Many machine learning algorithms rely on distances between data points as their input, sometimes the only input, especially so for clustering and ranking algorithms. The celebrated k-nearest neighbors (KNN) algorithm is our example chief, but distances are also frequently used as an input in the natural language processing domain; “You shall know a word by the company it keeps” (Firth, J. R. 1957:11); e.g. the word “jaguar” refers to the animal if words like “zoo” or “safari” are also in the neighborhood. But would refer to a mark of a car if words such as “parking” or “highway” are nearby. But (and a big one), ‘in the neighborhood’ means one thing in a low-dimension settings, and another thing in high-dimensional settings. This post emphasizes this important difference- another example of the curse of dimensionality; measuring distance in high dimension.
You simply cannot interpret algorithms which take distances as input in a high- or even moderate dimension as you would in a low-dimensional data. In the bottom of the post Curse of dimensionality part 1 we saw that the data rapidly becomes sparse with increased dimension.
So it means that even if a data point ranks “closest” to another data point, it can still be very, very far. In fact, in the paper When is Nearest Neighbors Meaningful? the authors argue that for many data distribution and distance functions, the ratio of distances between nearest and farthest neighbors is almost 1 (so more or less the same). Fascinatingly counter-intuitive. Illustration next.

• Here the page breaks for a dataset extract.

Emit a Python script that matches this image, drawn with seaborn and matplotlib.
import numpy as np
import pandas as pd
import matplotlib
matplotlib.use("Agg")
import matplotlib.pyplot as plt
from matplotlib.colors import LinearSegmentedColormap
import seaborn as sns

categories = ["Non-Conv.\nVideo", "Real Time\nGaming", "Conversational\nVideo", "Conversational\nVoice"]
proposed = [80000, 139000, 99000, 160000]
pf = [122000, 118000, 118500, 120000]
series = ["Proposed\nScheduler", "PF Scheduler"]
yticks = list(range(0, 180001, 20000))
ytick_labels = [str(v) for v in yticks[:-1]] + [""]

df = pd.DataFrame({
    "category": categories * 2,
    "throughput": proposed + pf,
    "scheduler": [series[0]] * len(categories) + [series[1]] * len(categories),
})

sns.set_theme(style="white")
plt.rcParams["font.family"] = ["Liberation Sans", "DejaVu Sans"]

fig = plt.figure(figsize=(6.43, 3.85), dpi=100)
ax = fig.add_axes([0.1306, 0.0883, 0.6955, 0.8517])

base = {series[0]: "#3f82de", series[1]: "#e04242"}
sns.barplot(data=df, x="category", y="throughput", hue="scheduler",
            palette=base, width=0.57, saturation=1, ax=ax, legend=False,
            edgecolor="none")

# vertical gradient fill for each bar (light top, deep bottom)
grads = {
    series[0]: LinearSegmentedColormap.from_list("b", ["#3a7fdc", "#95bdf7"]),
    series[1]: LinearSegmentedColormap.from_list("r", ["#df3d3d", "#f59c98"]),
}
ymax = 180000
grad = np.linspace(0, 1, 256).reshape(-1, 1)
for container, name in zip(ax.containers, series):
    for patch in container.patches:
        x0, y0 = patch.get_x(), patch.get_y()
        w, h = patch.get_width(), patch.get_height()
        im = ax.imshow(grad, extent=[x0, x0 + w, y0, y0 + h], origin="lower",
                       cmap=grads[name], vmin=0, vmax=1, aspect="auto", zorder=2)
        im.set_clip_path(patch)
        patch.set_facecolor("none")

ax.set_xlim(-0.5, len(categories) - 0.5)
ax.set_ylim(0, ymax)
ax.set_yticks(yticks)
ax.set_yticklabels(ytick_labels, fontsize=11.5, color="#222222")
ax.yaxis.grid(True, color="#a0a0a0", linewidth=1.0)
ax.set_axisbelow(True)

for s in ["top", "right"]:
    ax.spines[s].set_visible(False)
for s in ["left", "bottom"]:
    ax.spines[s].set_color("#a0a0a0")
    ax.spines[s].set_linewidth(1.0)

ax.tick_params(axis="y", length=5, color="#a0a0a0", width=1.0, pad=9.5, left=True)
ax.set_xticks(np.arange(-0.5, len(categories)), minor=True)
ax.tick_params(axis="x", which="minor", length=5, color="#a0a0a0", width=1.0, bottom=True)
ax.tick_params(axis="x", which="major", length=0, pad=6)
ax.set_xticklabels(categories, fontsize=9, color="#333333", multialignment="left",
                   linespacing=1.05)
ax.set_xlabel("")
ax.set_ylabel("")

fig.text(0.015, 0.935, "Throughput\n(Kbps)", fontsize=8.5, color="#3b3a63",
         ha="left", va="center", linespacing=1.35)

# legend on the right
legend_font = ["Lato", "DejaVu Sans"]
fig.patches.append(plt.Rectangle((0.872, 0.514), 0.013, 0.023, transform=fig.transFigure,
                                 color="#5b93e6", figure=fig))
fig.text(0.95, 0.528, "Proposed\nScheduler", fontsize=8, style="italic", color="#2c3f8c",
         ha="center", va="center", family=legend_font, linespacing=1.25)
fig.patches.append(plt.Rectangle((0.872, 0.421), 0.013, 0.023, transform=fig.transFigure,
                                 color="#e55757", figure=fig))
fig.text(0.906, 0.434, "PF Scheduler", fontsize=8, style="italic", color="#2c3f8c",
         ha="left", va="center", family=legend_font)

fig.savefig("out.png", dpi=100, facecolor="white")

- Simulate a random matrix of dimension 1000 rows by 500 columns, from a Gaussian distribution.
- Compute pairwise Euclidean distance between each data points and all other data points
- Compute the ratio of the maximum over all those distances to the minimum over all those distances, per data point.
- Compute the average of those ratios across data points
TT <- 1000
R <- 500
# set your seed
x <- do.call(cbind, lapply(rep(TT, R), rnorm))
dist_mat <- dist(x, method = "euclidean", diag=T, upper= T) %>% as.matrix
max_dist <- dist_mat %>% apply(2, max)
min_dist <- (dist_mat %>% apply(2, sort)) # get the minimum which is not zero
(max_dist/min_dist) %>% mean
So on average the farthest data point from each other point is ~19% farther than the closest data point. This means that the other 997 data points are somewhere within that 19% range.
So it means that there is very little difference between what is far and what is not far. For comparison, when you change the number of columns to 5, i.e. low-dimension data, you get a result of around ~10 (seed-dependent), which indeed means that the farthest data point is 10-times farther away than the closest data point. Seeing is believing. I have created a tiny app for checking how the ratio changes as a function of the dimension and the number of data point. See below or be directed*.
Even for 50 columns, fairly moderate dimension in today’s standards, it is very hard to reach a meaningful distance diversification. This exercise bodes ill for large scale applications which use the go-to Euclidean distance measure.
Can we do better? Somewhat better, yes.
Briefly: lower the exponent for the distance function. Manhattan distance (exponent= 1) is better than Euclidean (exponent= 2), and in that paper the authors propose to go lower still- call it fractional distance function. They show that fractional distance function (in their exercises [0.3,0.4]) makes better sense in high dimension, both from a theoretical and empirical perspective.
Powerful paper on a topic which deserves much more attention than currently given.
* Bear in mind that there are only 25 active hours in my subscription, so the app may or may not display depending on credit status.